>> Begin

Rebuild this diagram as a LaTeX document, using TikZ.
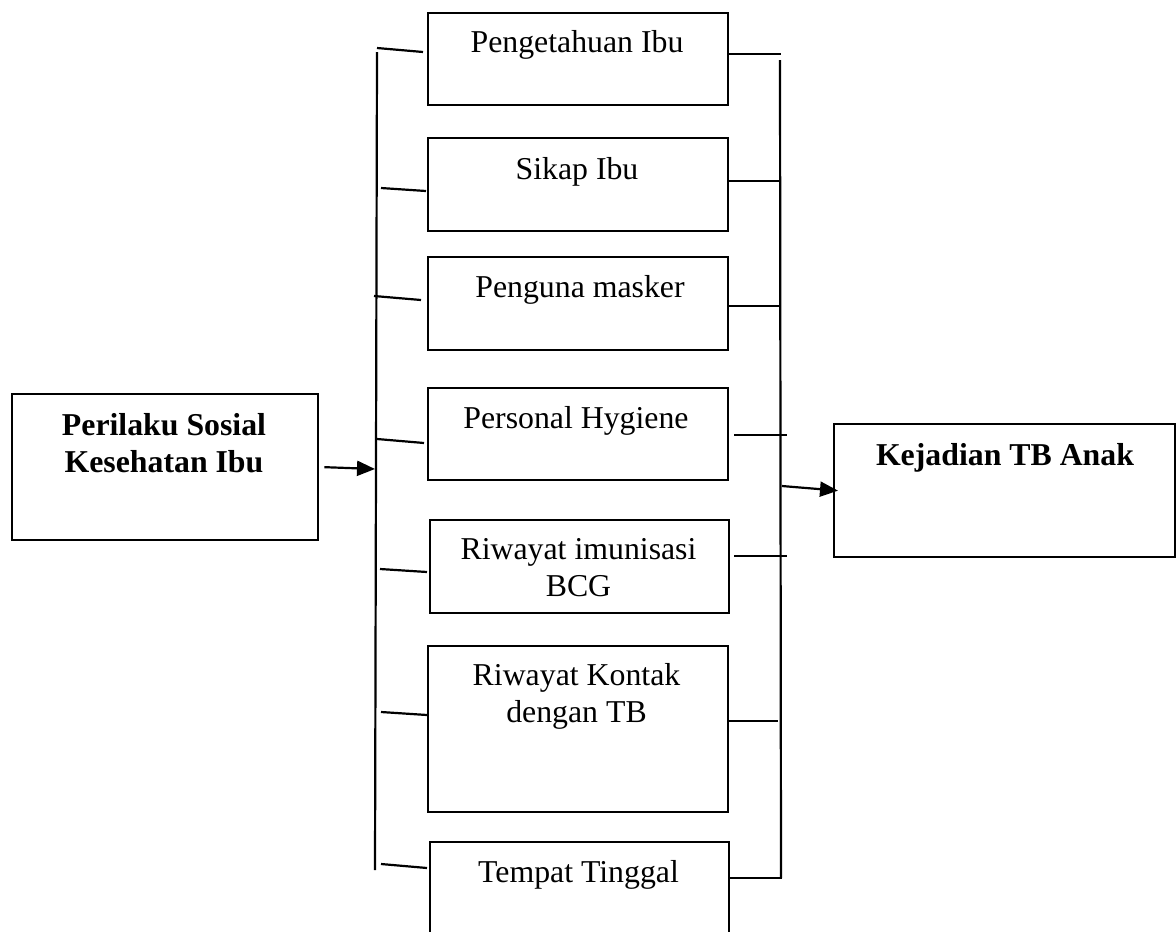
\documentclass[tikz,border=0pt]{standalone}
\usepackage{fontspec}
\setmainfont{Liberation Serif}
\usetikzlibrary{arrows.meta,calc}
\begin{document}
\begin{tikzpicture}[x=1pt,y=-1pt,
  frame/.style={draw, line width=2.3pt, inner sep=0pt, anchor=north west},
  lbl/.style={font=\fontsize{31.8}{36.8}\selectfont, inner sep=0pt, anchor=base, align=center},
  lblb/.style={lbl, font=\fontsize{31.8}{36.8}\selectfont\bfseries},
  wire/.style={line width=2.2pt},
  flow/.style={wire, -{Triangle[length=18pt,width=15pt]}}]
\useasboundingbox (0,0) rectangle (1176,932);
\clip (0,0) rectangle (1176,932);

% boxes
\node[frame, minimum width=306pt, minimum height=146pt] (L) at (11,393) {};
\node[frame, minimum width=300pt, minimum height=92pt] (b1) at (427,12) {};
\node[frame, minimum width=300pt, minimum height=93pt] (b2) at (427,137) {};
\node[frame, minimum width=300pt, minimum height=93pt] (b3) at (427,256) {};
\node[frame, minimum width=300pt, minimum height=92pt] (b4) at (427,387) {};
\node[frame, minimum width=299pt, minimum height=93pt] (b5) at (429,519) {};
\node[frame, minimum width=300pt, minimum height=166pt] (b6) at (427,645) {};
\node[frame, minimum width=299pt, minimum height=130pt] (b7) at (429,841) {};
\node[frame, minimum width=341pt, minimum height=133pt] (R) at (833,423) {};

% texts (base = baseline of the last line)
\node[lblb] (tL) at (164,472) {Perilaku Sosial\\Kesehatan Ibu};
\node[lbl] (t1) at (577,52) {Pengetahuan Ibu};
\node[lbl] (t2) at (577,179) {Sikap Ibu};
\node[lbl] (t3) at (580,297) {Penguna masker};
\node[lbl] (t4) at (576,428) {Personal Hygiene};
\node[lbl] (t5) at (578.5,596) {Riwayat imunisasi\\BCG};
\node[lbl] (t6) at (576.5,722) {Riwayat Kontak\\dengan TB};
\node[lbl] (t7) at (578.5,882) {Tempat Tinggal};
\node[lblb] (tR) at (1005,465) {Kejadian TB Anak};

% left bus
\coordinate (LT) at (377,52);
\coordinate (LB) at (375,870);
\coordinate (LI) at (375,469);
\draw[wire] (LT) -- (LB);
\draw[flow] ([xshift=5pt]L.east) -- (LI);

\coordinate (l1) at (377,48);
\coordinate (l2) at (381,188);
\coordinate (l3) at (374,296);
\coordinate (l4) at (377,439);
\coordinate (l5) at (380,569);
\coordinate (l6) at (381,712);
\coordinate (l7) at (381,864);
\draw[wire] (l1) -- ($(b1.north west)+(-4,40)$);
\draw[wire] (l2) -- ($(b2.north west)+(-1,54)$);
\draw[wire] (l3) -- ($(b3.north west)+(-6,44)$);
\draw[wire] (l4) -- ($(b4.north west)+(-3,56)$);
\draw[wire] (l5) -- ($(b5.north west)+(-2,53)$);
\draw[wire] (l6) -- ($(b6.north west)+(0,70)$);
\draw[wire] (l7) -- ($(b7.north west)+(-2,27)$);

% right bus
\coordinate (RT) at (780,60);
\coordinate (RB) at (781,878);
\coordinate (RI) at (782,486);
\draw[wire] (RT) -- (RB);
\draw[flow] (RI) -- ([xshift=5pt]R.west);

\coordinate (r1) at (781,54);
\coordinate (r2) at (781,181);
\coordinate (r3) at (781,306);
\coordinate (r4) at (787,435);
\coordinate (r5) at (787,556);
\coordinate (r6) at (778,721);
\coordinate (r7) at (782,878);
\draw[wire] ($(b1.north east)+(0,42)$) -- (r1);
\draw[wire] ($(b2.north east)+(0,44)$) -- (r2);
\draw[wire] ($(b3.north east)+(0,50)$) -- (r3);
\draw[wire] ($(b4.north east)+(5,48)$) -- (r4);
\draw[wire] ($(b5.north east)+(4,37)$) -- (r5);
\draw[wire] ($(b6.north east)+(-2,76)$) -- (r6);
\draw[wire] ($(b7.north east)+(0,37)$) -- (r7);
\end{tikzpicture}
\end{document}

>> End

(REQUIREMENT):
Copy all the data exactly as written, but skip any picture.

(THE RESULT):
Rebuild this diagram as a LaTeX document, using TikZ.
\documentclass[tikz,border=0pt]{standalone}
\usepackage{fontspec}
\setmainfont{Liberation Serif}
\usetikzlibrary{arrows.meta,calc}
\begin{document}
\begin{tikzpicture}[x=1pt,y=-1pt,
  frame/.style={draw, line width=2.3pt, inner sep=0pt, anchor=north west},
  lbl/.style={font=\fontsize{31.8}{36.8}\selectfont, inner sep=0pt, anchor=base, align=center},
  lblb/.style={lbl, font=\fontsize{31.8}{36.8}\selectfont\bfseries},
  wire/.style={line width=2.2pt},
  flow/.style={wire, -{Triangle[length=18pt,width=15pt]}}]
\useasboundingbox (0,0) rectangle (1176,932);
\clip (0,0) rectangle (1176,932);

% boxes
\node[frame, minimum width=306pt, minimum height=146pt] (L) at (11,393) {};
\node[frame, minimum width=300pt, minimum height=92pt] (b1) at (427,12) {};
\node[frame, minimum width=300pt, minimum height=93pt] (b2) at (427,137) {};
\node[frame, minimum width=300pt, minimum height=93pt] (b3) at (427,256) {};
\node[frame, minimum width=300pt, minimum height=92pt] (b4) at (427,387) {};
\node[frame, minimum width=299pt, minimum height=93pt] (b5) at (429,519) {};
\node[frame, minimum width=300pt, minimum height=166pt] (b6) at (427,645) {};
\node[frame, minimum width=299pt, minimum height=130pt] (b7) at (429,841) {};
\node[frame, minimum width=341pt, minimum height=133pt] (R) at (833,423) {};

% texts (base = baseline of the last line)
\node[lblb] (tL) at (164,472) {Perilaku Sosial\\Kesehatan Ibu};
\node[lbl] (t1) at (577,52) {Pengetahuan Ibu};
\node[lbl] (t2) at (577,179) {Sikap Ibu};
\node[lbl] (t3) at (580,297) {Penguna masker};
\node[lbl] (t4) at (576,428) {Personal Hygiene};
\node[lbl] (t5) at (578.5,596) {Riwayat imunisasi\\BCG};
\node[lbl] (t6) at (576.5,722) {Riwayat Kontak\\dengan TB};
\node[lbl] (t7) at (578.5,882) {Tempat Tinggal};
\node[lblb] (tR) at (1005,465) {Kejadian TB Anak};

% left bus
\coordinate (LT) at (377,52);
\coordinate (LB) at (375,870);
\coordinate (LI) at (375,469);
\draw[wire] (LT) -- (LB);
\draw[flow] ([xshift=5pt]L.east) -- (LI);

\coordinate (l1) at (377,48);
\coordinate (l2) at (381,188);
\coordinate (l3) at (374,296);
\coordinate (l4) at (377,439);
\coordinate (l5) at (380,569);
\coordinate (l6) at (381,712);
\coordinate (l7) at (381,864);
\draw[wire] (l1) -- ($(b1.north west)+(-4,40)$);
\draw[wire] (l2) -- ($(b2.north west)+(-1,54)$);
\draw[wire] (l3) -- ($(b3.north west)+(-6,44)$);
\draw[wire] (l4) -- ($(b4.north west)+(-3,56)$);
\draw[wire] (l5) -- ($(b5.north west)+(-2,53)$);
\draw[wire] (l6) -- ($(b6.north west)+(0,70)$);
\draw[wire] (l7) -- ($(b7.north west)+(-2,27)$);

% right bus
\coordinate (RT) at (780,60);
\coordinate (RB) at (781,878);
\coordinate (RI) at (782,486);
\draw[wire] (RT) -- (RB);
\draw[flow] (RI) -- ([xshift=5pt]R.west);

\coordinate (r1) at (781,54);
\coordinate (r2) at (781,181);
\coordinate (r3) at (781,306);
\coordinate (r4) at (787,435);
\coordinate (r5) at (787,556);
\coordinate (r6) at (778,721);
\coordinate (r7) at (782,878);
\draw[wire] ($(b1.north east)+(0,42)$) -- (r1);
\draw[wire] ($(b2.north east)+(0,44)$) -- (r2);
\draw[wire] ($(b3.north east)+(0,50)$) -- (r3);
\draw[wire] ($(b4.north east)+(5,48)$) -- (r4);
\draw[wire] ($(b5.north east)+(4,37)$) -- (r5);
\draw[wire] ($(b6.north east)+(-2,76)$) -- (r6);
\draw[wire] ($(b7.north east)+(0,37)$) -- (r7);
\end{tikzpicture}
\end{document}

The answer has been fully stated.